Campaign in Poetry, Govern in Prose
Republicans spun a good tale on the trail -- but Democrats have the advantage of better policies.
Paul Waldman | November 9, 2010 | web only
In the days before the midterm election, President Obama makes a final get-out-the-vote push for Democratic candidates at Midway Plaisance Park in Chicago. (AP Photo/J. Scott Applewhite)
In charting the last two years, from the euphoria of election night 2008 to the despair of election night 2010, I keep returning to
Mario Cuomo's famous dictum that you campaign in poetry but govern in prose. The poetry of campaigning is lofty, gauzy, full of possibility, a world where problems are solved just because we want them to be and opposition melts away before us. The prose of governing is messy and maddening, full of compromises and half-victories that leave a sour taste in one's mouth.Governing, however, is also specific where campaigning is usually vague. And that fact may provide a means for Democrats to regain the political advantage over the next two years. Now that Republicans too will be expected to at least participate in governing, they could find themselves dragged down by the prose.
In campaigns, candidates reduce their ideas to simple statements of principle and 30-second ads, and the side whose simple message is more attuned to the moment will probably win. Two years ago, the moment was about change and renewal; this year the moment was about anger and disappointment. All else being equal, this means Republicans have an easier time getting elected and a harder time legislating the things they really want to do (other than tax cuts, which are never a hard sell), while Democrats have a harder time getting elected but ought to have an easier time legislating.
Of course, all else is never equal.
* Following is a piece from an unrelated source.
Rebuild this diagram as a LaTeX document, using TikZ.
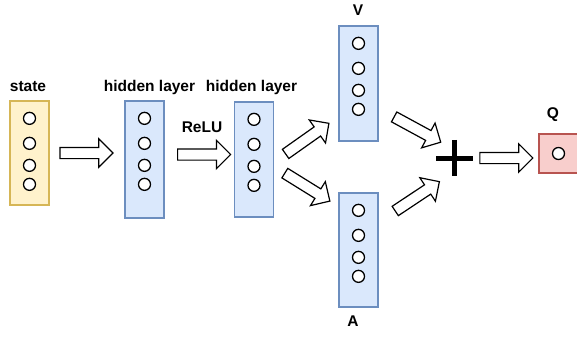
\documentclass[tikz,border=0pt]{standalone}
\usepackage{fontspec}
\setmainfont{Liberation Sans}
\usetikzlibrary{shapes.arrows, positioning}

\definecolor{statefill}{HTML}{FFF2CC}
\definecolor{stateline}{HTML}{D6B656}
\definecolor{hidfill}{HTML}{DAE8FC}
\definecolor{hidline}{HTML}{6C8EBF}
\definecolor{qfill}{HTML}{F8CECC}
\definecolor{qline}{HTML}{B85450}

\begin{document}
\begin{tikzpicture}[x=1pt, y=-1pt,
    layer/.style={draw, line width=1.3pt, minimum width=39pt, inner sep=0pt},
    neuron/.style={circle, draw, fill=white, line width=1.3pt, minimum size=12pt, inner sep=0pt},
    lbl/.style={font=\bfseries\fontsize{15.5}{18}\selectfont, anchor=base, inner sep=0pt},
    flexarrow/.style={single arrow, draw, fill=white, line width=1.2pt, minimum height=53pt,
        inner sep=5pt, single arrow head extend=8.5pt, sloped}]

        \useasboundingbox (0,0) rectangle (577,337);

        \node[layer, fill=statefill, draw=stateline, minimum height=104pt] (s) at (29.5,153) {};
        \node[layer, fill=hidfill, draw=hidline, minimum height=117pt] (h1) at (144.5,159.5) {};
        \node[layer, fill=hidfill, draw=hidline, minimum height=115pt] (h2) at (254,159.5) {};
        \node[layer, fill=hidfill, draw=hidline, minimum height=115pt] (v) at (358.5,83.5) {};
        \node[layer, fill=hidfill, draw=hidline, minimum height=114pt] (a) at (358.5,250) {};
        \node[layer, fill=qfill, draw=qline, minimum height=39pt] (q) at (558.5,153.5) {};

        \foreach \b in {s,h1,h2,v,a}
            \foreach \i/\dy in {1/18,2/43,3/65,4/84}
                \node[neuron] (\b\i) at ([yshift=-\dy pt]\b.north) {};
        \node[neuron] (q1) at (q) {};

        \node[lbl] (slbl) at (28,91) {state};
        \node[lbl] (h1lbl) at (149.5,91) {hidden layer};
        \node[lbl] (h2lbl) at (251.5,91) {hidden layer};
        \node[lbl] (relu) at (202,132) {ReLU};
        \node[lbl] (vlbl) at (358,16) {V};
        \node[lbl] (albl) at (353,326) {A};
        \node[lbl] (qlbl) at (553,118) {Q};

        \node[minimum size=36pt, inner sep=0pt] (plus) at (454.5,158) {};
        \draw[line width=5pt] (plus.north) -- (plus.south) (plus.west) -- (plus.east);

        \path (s.east) -- node[flexarrow, pos=0.455] {} (s.east -| h1.west);
        \path ([yshift=5pt]h1.east) -- node[flexarrow, pos=0.53] {} ([yshift=5pt]h2.west);
        \path ([yshift=-2.5pt]h2.east) -- node[flexarrow, pos=0.48] {} ([yshift=25pt]v.south west);
        \path ([yshift=-7pt]h2.east) -- node[flexarrow, pos=0.48] {} ([yshift=-14pt]a.north west);
        \path ([yshift=-25pt]v.east) -- node[flexarrow, pos=0.63] {} (plus.north west);
        \path ([yshift=28pt]a.east) -- node[flexarrow, pos=0.63] {} ([yshift=-7.5pt]plus.south west);
        \path (plus.east) -- node[flexarrow, pos=0.47] {} (plus.east -| q.west);
\end{tikzpicture}
\end{document}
But this
contrast explains why Democrats so often have difficulty explaining themselves to a public that is largely inattentive and indifferent to the details of policy. Every Republican understands the four simple things they believe in: small government, low taxes, strong defense, and traditional values. Ask a Democrat what she believes in, and she'll give you a laundry list of initiatives, proposals, and programs.
But Americans like those programs, and herein lies the contradiction at the center of American politics. When an elderly man pokes a finger at his congressman's chest and yells, "Keep your government hands off my Medicare!" he embodies everything that is so wrong with our politics. As a long history of public-opinion research has made clear -- and as events continue to remind us --
Americans are "symbolic conservatives" but "operational liberals." In other words, they like the idea of limited government, but they also like just about everything government does. Good things happen to the party that can successfully pander to both impulses, which is why we saw so many ads from Republicans (like this one) condemning Democrats for passing a big-government health-care plan because it would ... curtail the growth of Medicare.